● Data segment:
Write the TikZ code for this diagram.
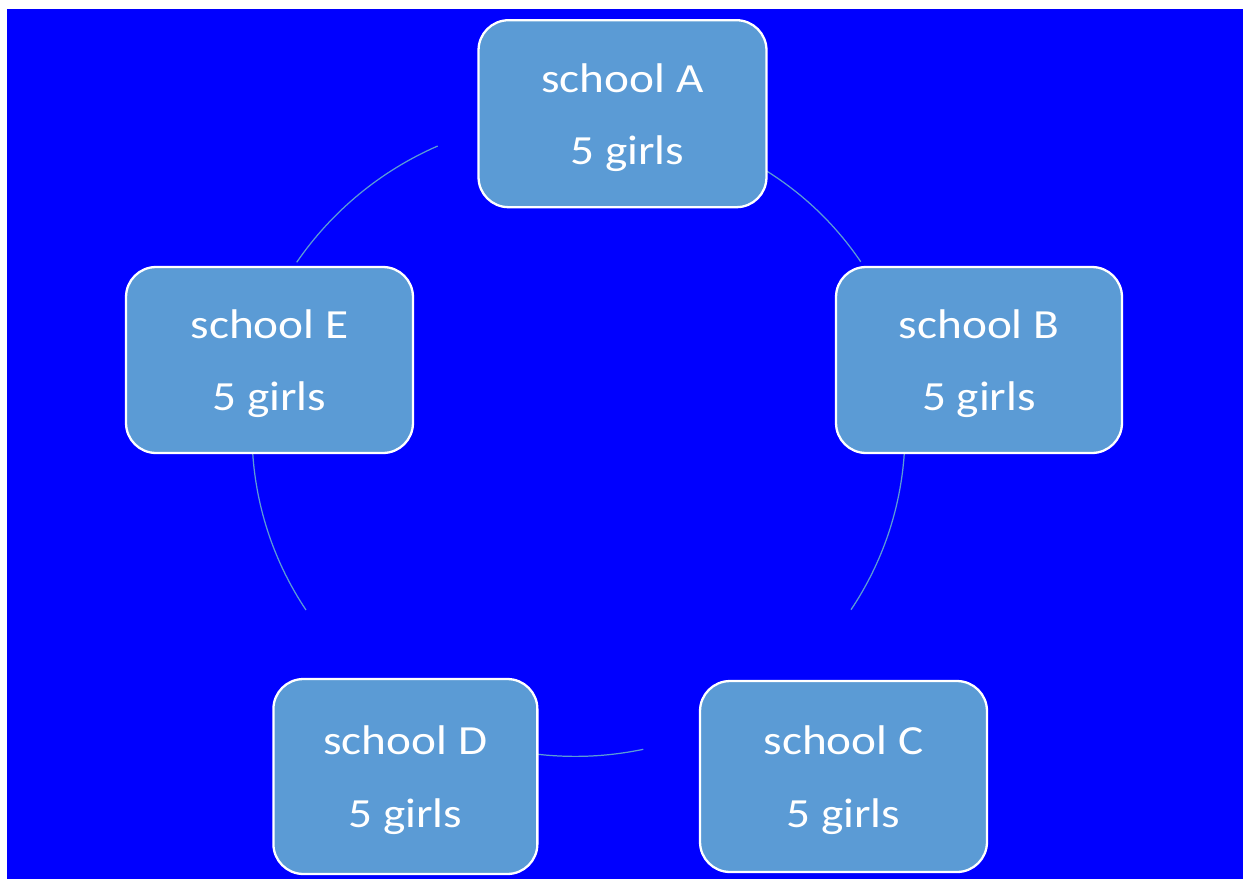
\documentclass[tikz,border=0pt]{standalone}
\usepackage{fontspec}
\setmainfont{Carlito}
\usepackage{graphicx}
\definecolor{bg}{HTML}{0000FF}
\definecolor{boxfill}{HTML}{5B9BD5}
\begin{document}
\begin{tikzpicture}[x=0.02cm,y=-0.02cm,
  schoolbox/.style={draw=white, line width=1.3pt, fill=boxfill, rounded corners=0.6cm, inner sep=0pt},
  lbl/.style={text=white, anchor=base, inner sep=0pt, font=\fontsize{23.6pt}{28pt}\selectfont},
  ring/.style={draw=boxfill, line width=0.7pt, looseness=0.87}]
\useasboundingbox (0,0) rectangle (1243,879);
\fill[bg] (7,9) rectangle (1243,879);
% ring pieces
\coordinate (ea1) at (296.7,262.3);
\coordinate (ea2) at (437.7,146);
\coordinate (ab1) at (765,170);
\coordinate (ab2) at (860.7,261.7);
\coordinate (bc1) at (904.3,453);
\coordinate (bc2) at (851,609.7);
\coordinate (cd1) at (643.3,749.3);
\coordinate (cd2) at (538,754.3);
\coordinate (de1) at (306,610);
\coordinate (de2) at (252.7,453);
\draw[ring] (ea1) to[bend left=16] (ea2);
\draw[ring] (ab1) to[bend left=12] (ab2);
\draw[ring] (bc1) to[bend left=15] (bc2);
\draw[ring] (cd1) to[bend left=9] (cd2);
\draw[ring] (de1) to[bend left=15] (de2);
% boxes
\node[schoolbox, minimum width=5.76cm, minimum height=3.74cm] (A) at (622.5,113.7) {};
\node[schoolbox, minimum width=5.72cm, minimum height=3.72cm] (B) at (979,360) {};
\node[schoolbox, minimum width=5.74cm, minimum height=3.82cm] (C) at (843.5,776.5) {};
\node[schoolbox, minimum width=5.28cm, minimum height=3.90cm] (D) at (405.4,776.5) {};
\node[schoolbox, minimum width=5.74cm, minimum height=3.72cm] (E) at (269.5,360) {};
% labels
\node[lbl] (A1) at ([yshift=0.434cm]A.center) {\scalebox{1.14}[1]{school A}};
\node[lbl] (A2) at ([yshift=-1.01cm]A.center) {\scalebox{1.14}[1]{\hspace*{0.2em}5 girls}};
\node[lbl] (B1) at ([yshift=0.434cm]B.center) {\scalebox{1.14}[1]{school B}};
\node[lbl] (B2) at ([yshift=-1.01cm]B.center) {\scalebox{1.14}[1]{5 girls}};
\node[lbl] (C1) at ([yshift=0.434cm]C.center) {\scalebox{1.14}[1]{school C}};
\node[lbl] (C2) at ([yshift=-1.01cm]C.center) {\scalebox{1.14}[1]{5 girls}};
\node[lbl] (D1) at ([yshift=0.434cm]D.center) {\scalebox{1.14}[1]{school D}};
\node[lbl] (D2) at ([yshift=-1.01cm]D.center) {\scalebox{1.14}[1]{5 girls}};
\node[lbl] (E1) at ([yshift=0.434cm]E.center) {\scalebox{1.14}[1]{school E}};
\node[lbl] (E2) at ([yshift=-1.01cm]E.center) {\scalebox{1.14}[1]{5 girls}};
\end{tikzpicture}
\end{document}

● Short exercise:
Each line of the data should be quoted exactly, with pictures left out.

● Response:
Write the TikZ code for this diagram.
\documentclass[tikz,border=0pt]{standalone}
\usepackage{fontspec}
\setmainfont{Carlito}
\usepackage{graphicx}
\definecolor{bg}{HTML}{0000FF}
\definecolor{boxfill}{HTML}{5B9BD5}
\begin{document}
\begin{tikzpicture}[x=0.02cm,y=-0.02cm,
  schoolbox/.style={draw=white, line width=1.3pt, fill=boxfill, rounded corners=0.6cm, inner sep=0pt},
  lbl/.style={text=white, anchor=base, inner sep=0pt, font=\fontsize{23.6pt}{28pt}\selectfont},
  ring/.style={draw=boxfill, line width=0.7pt, looseness=0.87}]
\useasboundingbox (0,0) rectangle (1243,879);
\fill[bg] (7,9) rectangle (1243,879);
% ring pieces
\coordinate (ea1) at (296.7,262.3);
\coordinate (ea2) at (437.7,146);
\coordinate (ab1) at (765,170);
\coordinate (ab2) at (860.7,261.7);
\coordinate (bc1) at (904.3,453);
\coordinate (bc2) at (851,609.7);
\coordinate (cd1) at (643.3,749.3);
\coordinate (cd2) at (538,754.3);
\coordinate (de1) at (306,610);
\coordinate (de2) at (252.7,453);
\draw[ring] (ea1) to[bend left=16] (ea2);
\draw[ring] (ab1) to[bend left=12] (ab2);
\draw[ring] (bc1) to[bend left=15] (bc2);
\draw[ring] (cd1) to[bend left=9] (cd2);
\draw[ring] (de1) to[bend left=15] (de2);
% boxes
\node[schoolbox, minimum width=5.76cm, minimum height=3.74cm] (A) at (622.5,113.7) {};
\node[schoolbox, minimum width=5.72cm, minimum height=3.72cm] (B) at (979,360) {};
\node[schoolbox, minimum width=5.74cm, minimum height=3.82cm] (C) at (843.5,776.5) {};
\node[schoolbox, minimum width=5.28cm, minimum height=3.90cm] (D) at (405.4,776.5) {};
\node[schoolbox, minimum width=5.74cm, minimum height=3.72cm] (E) at (269.5,360) {};
% labels
\node[lbl] (A1) at ([yshift=0.434cm]A.center) {\scalebox{1.14}[1]{school A}};
\node[lbl] (A2) at ([yshift=-1.01cm]A.center) {\scalebox{1.14}[1]{\hspace*{0.2em}5 girls}};
\node[lbl] (B1) at ([yshift=0.434cm]B.center) {\scalebox{1.14}[1]{school B}};
\node[lbl] (B2) at ([yshift=-1.01cm]B.center) {\scalebox{1.14}[1]{5 girls}};
\node[lbl] (C1) at ([yshift=0.434cm]C.center) {\scalebox{1.14}[1]{school C}};
\node[lbl] (C2) at ([yshift=-1.01cm]C.center) {\scalebox{1.14}[1]{5 girls}};
\node[lbl] (D1) at ([yshift=0.434cm]D.center) {\scalebox{1.14}[1]{school D}};
\node[lbl] (D2) at ([yshift=-1.01cm]D.center) {\scalebox{1.14}[1]{5 girls}};
\node[lbl] (E1) at ([yshift=0.434cm]E.center) {\scalebox{1.14}[1]{school E}};
\node[lbl] (E2) at ([yshift=-1.01cm]E.center) {\scalebox{1.14}[1]{5 girls}};
\end{tikzpicture}
\end{document}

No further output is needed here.